Recommended Tools: For complex INI file operations, it's recommended to use dedicated tools like crudini, which are safer and more powerful than sed or awk.
Final Recommendation: Prioritize using the "Layered Configuration" strategy as it's safer and more aligned with the system design philosophy. Only consider using the "Monitor and Re-apply" strategy when requirements are very simple and fixed.
Prioritize Using UCI: Always use UCI as the preferred entry point for network configuration to ensure system stability, consistency, and maintainability.
Understand Mechanisms, Operate Cautiously: If you must interact directly with NetworkManager, ensure you fully understand nm-helper's unidirectional synchronization and configuration overwrite mechanisms.
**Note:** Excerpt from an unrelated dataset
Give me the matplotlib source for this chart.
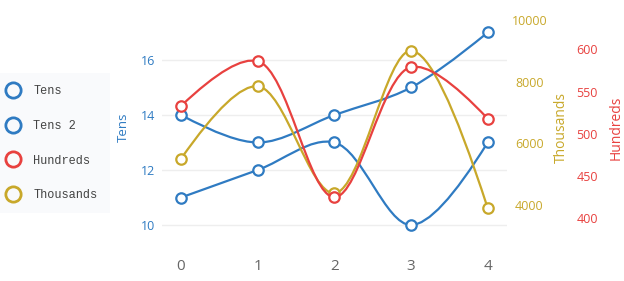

Isolate Application Networks: For applications requiring custom networks, the best practice is to create independent virtual interfaces (tun, veth, etc.) and have your application fully manage them. This effectively avoids conflicts with system configuration.
Safe Process:
Modify: Prioritize using sudo uci set and sudo uci commit.
Verify: Wait a few seconds, use nmcli c show or nmcli d status to verify changes have taken effect.
Monitor: Use read-only commands or D-Bus signals to safely monitor network status.
By following the above guidance, you can ensure application functionality while maximizing stable and reliable operation in the RobustOS Pro environment.